While Pope Francis' love for soccer is well-known – be became an honorary member of San Lorenzo in 2008 – he is only the last of a series of pontiffs who have focused pastoral attention on the value of sports.
In an interview with Bavarian Radio in 1978, Joseph Ratzinger, then the Archbishop of Munich and Freising, explained that soccer fascinates above all because “it leads the man to self-discipline”, so that “through the training man gains more self control, and through self-control he gains superiority, and through superiority, freedom.”
The future Benedict XVI also asserted that since soccer is played by teams, “this sport joins all players through a common goal, and the success or the failure of the single coincide with the success or the failure of the whole team.”

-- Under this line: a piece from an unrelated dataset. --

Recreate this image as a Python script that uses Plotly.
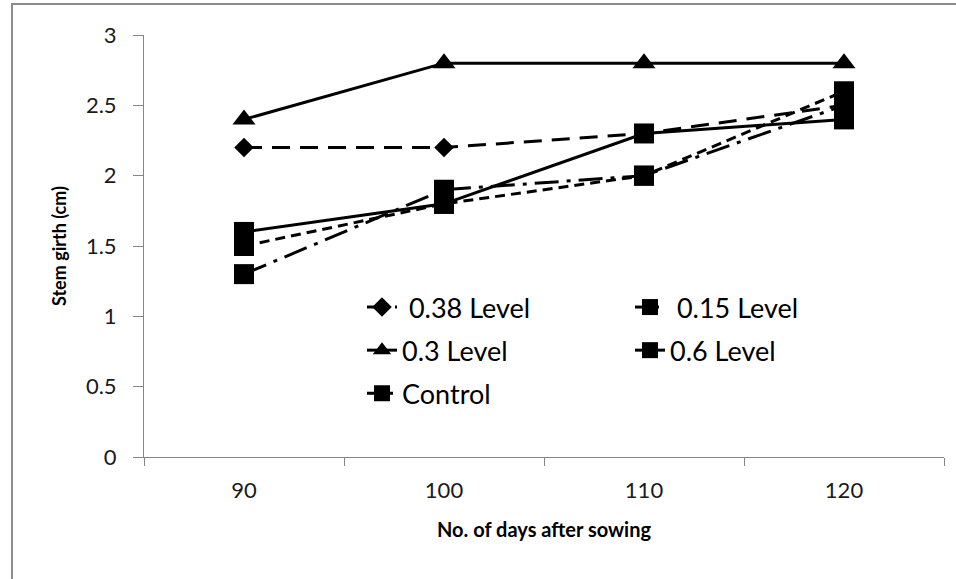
import plotly.graph_objects as go

days = ["90", "100", "110", "120"]
lvl_038 = [2.2, 2.2, 2.3, 2.5]
lvl_015 = [1.3, 1.9, 2.0, 2.5]
lvl_03 = [2.4, 2.8, 2.8, 2.8]
lvl_06 = [1.6, 1.8, 2.3, 2.4]
control = [1.5, 1.8, 2.0, 2.6]

W, H = 956, 579
L, R, T, B = 144, 12, 35, 122
pw, ph = W - L - R, H - T - B

FONT = "Lato, 'Open Sans', sans-serif"

fig = go.Figure()
common = dict(mode="lines+markers", x=days)
fig.add_trace(go.Scatter(y=lvl_038, name=" 0.38 Level", legend="legend", legendgroup="a",
                         line=dict(color="black", width=3, dash="18px,10px"),
                         marker=dict(symbol="diamond", size=15, color="black"), **common))
fig.add_trace(go.Scatter(y=lvl_03, name="0.3 Level", legend="legend", legendgroup="b",
                         line=dict(color="black", width=3),
                         marker=dict(symbol="triangle-up", size=20, color="black"), **common))
fig.add_trace(go.Scatter(y=control, name="Control", legend="legend", legendgroup="c",
                         line=dict(color="black", width=3, dash="10px,6px"),
                         marker=dict(symbol="square", size=20, color="black"), **common))
fig.add_trace(go.Scatter(y=lvl_015, name=" 0.15 Level", legend="legend2", legendgroup="d",
                         line=dict(color="black", width=3, dash="24px,8px,4px,8px"),
                         marker=dict(symbol="square", size=20, color="black"), **common))
fig.add_trace(go.Scatter(y=lvl_06, name="0.6 Level", legend="legend2", legendgroup="e",
                         line=dict(color="black", width=3),
                         marker=dict(symbol="square", size=20, color="black"), **common))

def px_x(x):
    return (x - L) / pw

def px_y(y):
    return (H - B - y) / ph

legend_font = dict(family=FONT, size=27, color="black")
fig.update_layout(
    width=W, height=H,
    margin=dict(l=L, r=R, t=T, b=B),
    paper_bgcolor="white", plot_bgcolor="white",
    showlegend=True,
    legend=dict(x=px_x(362), y=px_y(283), xanchor="left", yanchor="top",
                bgcolor="rgba(0,0,0,0)", font=legend_font, tracegroupgap=5),
    legend2=dict(x=px_x(630), y=px_y(283), xanchor="left", yanchor="top",
                 bgcolor="rgba(0,0,0,0)", font=legend_font, tracegroupgap=5),
    xaxis=dict(type="category", range=[-0.5, 3.5], tickson="boundaries",
               ticks="outside", ticklen=8, tickcolor="#868686",
               showline=True, linecolor="#868686", linewidth=1,
               showgrid=False, zeroline=False, ticklabelstandoff=14,
               tickfont=dict(family=FONT, size=22, color="#1a1a1a"),
               title=dict(text="<b>No. of days after sowing</b>", standoff=20,
                          font=dict(family=FONT, size=20, color="black"))),
    yaxis=dict(range=[0, 3], dtick=0.5,
               ticks="outside", ticklen=10, tickcolor="#868686",
               showline=True, linecolor="#868686", linewidth=1,
               showgrid=False, zeroline=False, ticklabelstandoff=12,
               tickfont=dict(family=FONT, size=22, color="#1a1a1a"),
               title=dict(text="<b>Stem girth (cm)</b>", standoff=14,
                          font=dict(family=FONT, size=18, color="black"))),
    shapes=[dict(type="rect", xref="paper", yref="paper",
                 x0=px_x(12), x1=px_x(980), y0=px_y(600), y1=px_y(4),
                 line=dict(color="#8c8c8c", width=2), layer="below")],
)

fig.write_html("out.html")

Ratzinger's words explain very well the reason why Popes have always cared about sports.
Pierre de Coubertin, the founder of the International Olympic Committee and the father of the modern Olympics, wrote in his diary that Pius X supported the candidature of the city of Rome to host the 1908 tournament.
Three years earlier, on Oct. 8, 1905, that Pope had told a group of young people that “the exercise of the body has a wonderful influence on spiritual exercise, since every exercise will distance you from idleness, and since even friendly matches will lead one to emulate the exercise of virtues.”
Though the 1908 Olympics were held in London, the Games came to Rome in 1960, and athletes from all over the world gathered in St. Peter’s square to receive the greeting and blessing of John XXIII.
And John Paul II took part in a soccer match between the Italian National representatives and a selection of all stars on Oct. 29, 2000 for the Jubilee of sportsmen.